**Work to be completed**
Copy each line in the data that includes the word "matplotlib".

── Provided records ──

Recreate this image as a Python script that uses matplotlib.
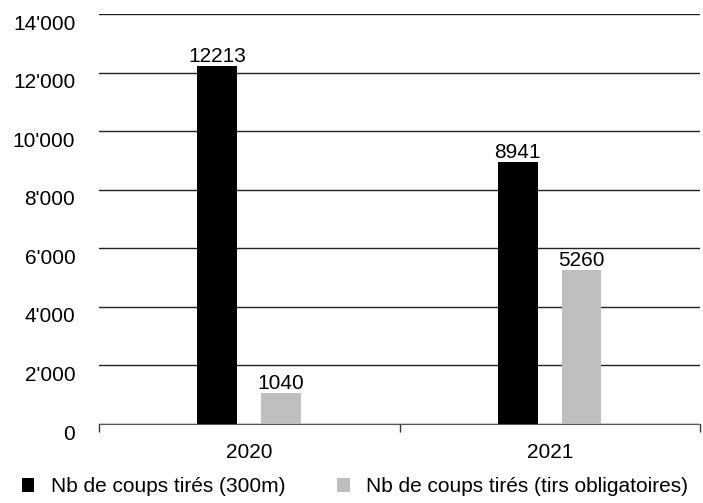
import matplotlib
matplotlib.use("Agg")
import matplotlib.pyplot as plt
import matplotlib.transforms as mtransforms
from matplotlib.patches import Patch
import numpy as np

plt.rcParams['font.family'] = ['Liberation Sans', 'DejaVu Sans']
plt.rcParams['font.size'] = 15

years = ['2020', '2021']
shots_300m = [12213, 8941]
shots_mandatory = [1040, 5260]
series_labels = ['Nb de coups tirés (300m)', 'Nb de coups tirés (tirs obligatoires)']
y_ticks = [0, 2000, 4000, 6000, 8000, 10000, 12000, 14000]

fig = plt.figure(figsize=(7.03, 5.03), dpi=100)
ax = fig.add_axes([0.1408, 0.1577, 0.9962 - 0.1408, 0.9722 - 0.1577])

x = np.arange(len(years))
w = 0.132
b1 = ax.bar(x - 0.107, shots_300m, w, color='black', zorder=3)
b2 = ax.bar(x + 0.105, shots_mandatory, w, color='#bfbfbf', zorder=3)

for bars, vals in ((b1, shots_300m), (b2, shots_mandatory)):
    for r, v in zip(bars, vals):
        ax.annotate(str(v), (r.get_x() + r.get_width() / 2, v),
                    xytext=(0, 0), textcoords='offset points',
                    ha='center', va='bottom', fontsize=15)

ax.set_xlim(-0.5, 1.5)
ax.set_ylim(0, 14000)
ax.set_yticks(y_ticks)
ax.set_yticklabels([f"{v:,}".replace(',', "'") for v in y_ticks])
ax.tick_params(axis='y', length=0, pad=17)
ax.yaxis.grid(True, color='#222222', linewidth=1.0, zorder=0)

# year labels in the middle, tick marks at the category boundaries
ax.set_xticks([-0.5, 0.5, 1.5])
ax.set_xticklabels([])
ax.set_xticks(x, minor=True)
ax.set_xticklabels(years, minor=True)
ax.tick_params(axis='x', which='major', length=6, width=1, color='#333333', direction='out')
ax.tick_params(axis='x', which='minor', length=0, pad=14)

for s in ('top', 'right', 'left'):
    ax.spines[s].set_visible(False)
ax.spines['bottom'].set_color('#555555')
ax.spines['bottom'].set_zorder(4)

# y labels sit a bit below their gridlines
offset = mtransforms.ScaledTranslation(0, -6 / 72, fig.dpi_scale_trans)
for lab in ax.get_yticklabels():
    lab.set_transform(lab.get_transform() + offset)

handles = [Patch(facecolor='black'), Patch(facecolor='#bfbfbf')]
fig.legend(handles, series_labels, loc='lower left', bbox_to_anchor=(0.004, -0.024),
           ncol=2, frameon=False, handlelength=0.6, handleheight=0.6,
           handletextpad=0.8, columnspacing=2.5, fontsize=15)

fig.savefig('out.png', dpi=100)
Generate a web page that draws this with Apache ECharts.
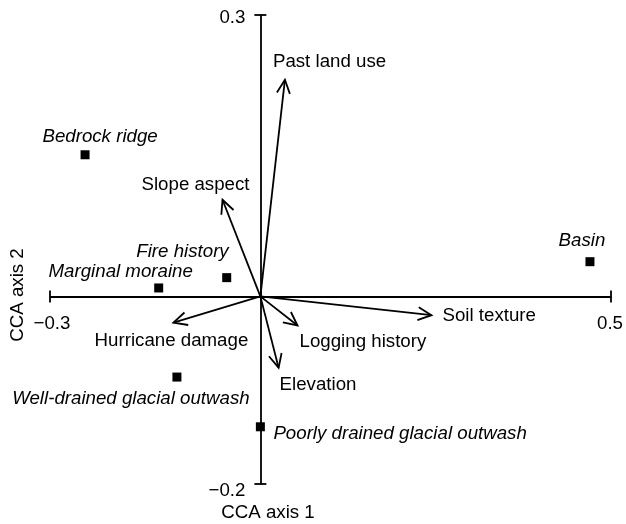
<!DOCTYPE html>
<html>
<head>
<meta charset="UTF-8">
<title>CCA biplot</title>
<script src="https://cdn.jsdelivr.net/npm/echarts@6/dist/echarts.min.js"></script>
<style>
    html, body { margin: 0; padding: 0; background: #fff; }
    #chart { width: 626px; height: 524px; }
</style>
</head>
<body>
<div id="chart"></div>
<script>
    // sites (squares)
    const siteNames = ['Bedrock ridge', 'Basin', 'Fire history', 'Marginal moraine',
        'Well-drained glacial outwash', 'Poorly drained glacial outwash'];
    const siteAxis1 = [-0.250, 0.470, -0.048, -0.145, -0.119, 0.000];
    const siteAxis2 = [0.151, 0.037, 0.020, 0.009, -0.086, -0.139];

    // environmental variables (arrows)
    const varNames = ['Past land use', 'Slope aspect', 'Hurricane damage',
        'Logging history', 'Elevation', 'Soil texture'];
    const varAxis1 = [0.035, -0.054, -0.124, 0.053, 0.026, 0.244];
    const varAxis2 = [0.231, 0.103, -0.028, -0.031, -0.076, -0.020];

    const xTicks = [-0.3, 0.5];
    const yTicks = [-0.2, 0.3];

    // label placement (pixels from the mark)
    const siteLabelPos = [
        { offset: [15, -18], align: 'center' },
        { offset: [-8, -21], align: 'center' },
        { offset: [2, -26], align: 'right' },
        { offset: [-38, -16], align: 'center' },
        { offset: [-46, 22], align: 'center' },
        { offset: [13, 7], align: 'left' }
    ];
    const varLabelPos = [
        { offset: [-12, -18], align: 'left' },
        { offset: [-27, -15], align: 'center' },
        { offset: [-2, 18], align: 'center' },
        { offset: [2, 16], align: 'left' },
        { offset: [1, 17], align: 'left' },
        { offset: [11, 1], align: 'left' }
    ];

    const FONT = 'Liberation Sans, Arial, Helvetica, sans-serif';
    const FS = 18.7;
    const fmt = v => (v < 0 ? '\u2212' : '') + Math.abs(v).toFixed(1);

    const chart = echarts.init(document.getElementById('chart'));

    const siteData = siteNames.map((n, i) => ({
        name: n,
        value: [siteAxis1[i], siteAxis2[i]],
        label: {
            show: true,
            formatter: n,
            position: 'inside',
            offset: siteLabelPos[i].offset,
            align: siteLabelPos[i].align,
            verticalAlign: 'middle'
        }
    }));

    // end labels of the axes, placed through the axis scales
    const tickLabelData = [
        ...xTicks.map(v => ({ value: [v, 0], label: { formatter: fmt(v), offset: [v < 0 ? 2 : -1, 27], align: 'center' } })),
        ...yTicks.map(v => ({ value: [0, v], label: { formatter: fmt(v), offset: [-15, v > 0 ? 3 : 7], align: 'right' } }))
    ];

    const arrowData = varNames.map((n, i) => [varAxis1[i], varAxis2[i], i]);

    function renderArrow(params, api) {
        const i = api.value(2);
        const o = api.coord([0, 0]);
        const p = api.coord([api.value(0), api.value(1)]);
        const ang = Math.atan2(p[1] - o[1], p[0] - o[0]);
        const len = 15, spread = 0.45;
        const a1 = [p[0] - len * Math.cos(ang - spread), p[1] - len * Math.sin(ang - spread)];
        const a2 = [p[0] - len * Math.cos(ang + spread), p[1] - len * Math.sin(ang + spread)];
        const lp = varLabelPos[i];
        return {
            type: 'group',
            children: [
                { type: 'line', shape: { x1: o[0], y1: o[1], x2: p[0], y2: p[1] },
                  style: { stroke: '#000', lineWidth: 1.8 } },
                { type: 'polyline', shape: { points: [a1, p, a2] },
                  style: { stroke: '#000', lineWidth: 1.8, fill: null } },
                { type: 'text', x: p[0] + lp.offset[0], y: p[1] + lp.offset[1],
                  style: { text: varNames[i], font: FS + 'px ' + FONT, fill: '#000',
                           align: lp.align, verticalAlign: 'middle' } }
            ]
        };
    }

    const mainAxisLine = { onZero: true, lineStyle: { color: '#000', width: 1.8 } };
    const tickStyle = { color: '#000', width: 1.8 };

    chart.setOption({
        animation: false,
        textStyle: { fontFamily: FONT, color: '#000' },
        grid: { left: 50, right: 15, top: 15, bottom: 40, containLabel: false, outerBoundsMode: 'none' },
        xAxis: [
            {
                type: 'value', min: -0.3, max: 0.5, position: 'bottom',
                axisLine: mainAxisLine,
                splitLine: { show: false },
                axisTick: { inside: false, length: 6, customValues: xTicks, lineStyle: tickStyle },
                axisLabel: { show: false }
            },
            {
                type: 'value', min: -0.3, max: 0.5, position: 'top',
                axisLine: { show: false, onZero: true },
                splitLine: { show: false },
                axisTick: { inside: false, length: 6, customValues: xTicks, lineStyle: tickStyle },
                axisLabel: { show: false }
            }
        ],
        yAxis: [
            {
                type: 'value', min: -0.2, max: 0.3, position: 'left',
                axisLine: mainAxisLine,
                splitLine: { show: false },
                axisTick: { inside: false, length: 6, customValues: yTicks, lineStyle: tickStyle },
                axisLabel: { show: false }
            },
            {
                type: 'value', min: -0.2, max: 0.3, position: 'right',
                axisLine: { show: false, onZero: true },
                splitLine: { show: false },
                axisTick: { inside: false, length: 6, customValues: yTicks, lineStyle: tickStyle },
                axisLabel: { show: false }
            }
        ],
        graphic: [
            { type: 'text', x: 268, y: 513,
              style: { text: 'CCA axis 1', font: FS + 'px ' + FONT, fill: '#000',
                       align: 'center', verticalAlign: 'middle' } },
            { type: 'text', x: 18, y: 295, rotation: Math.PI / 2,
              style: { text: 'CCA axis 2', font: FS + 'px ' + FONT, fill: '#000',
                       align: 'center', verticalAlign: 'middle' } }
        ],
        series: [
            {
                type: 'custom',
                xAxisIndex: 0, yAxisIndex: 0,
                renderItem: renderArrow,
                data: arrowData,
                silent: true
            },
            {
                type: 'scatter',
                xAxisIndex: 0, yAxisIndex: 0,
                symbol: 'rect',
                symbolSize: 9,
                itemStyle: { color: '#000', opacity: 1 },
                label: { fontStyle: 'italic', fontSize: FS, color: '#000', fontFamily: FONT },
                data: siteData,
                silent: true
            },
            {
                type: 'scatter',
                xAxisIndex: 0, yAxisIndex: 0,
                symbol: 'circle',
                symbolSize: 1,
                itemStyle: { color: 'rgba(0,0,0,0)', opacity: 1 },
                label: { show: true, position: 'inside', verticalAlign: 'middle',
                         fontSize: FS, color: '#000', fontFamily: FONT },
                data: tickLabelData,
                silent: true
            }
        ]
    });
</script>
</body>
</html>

───

**The response**
Recreate this image as a Python script that uses matplotlib.
import matplotlib
matplotlib.use("Agg")
import matplotlib.pyplot as plt
import matplotlib.transforms as mtransforms
from matplotlib.patches import Patch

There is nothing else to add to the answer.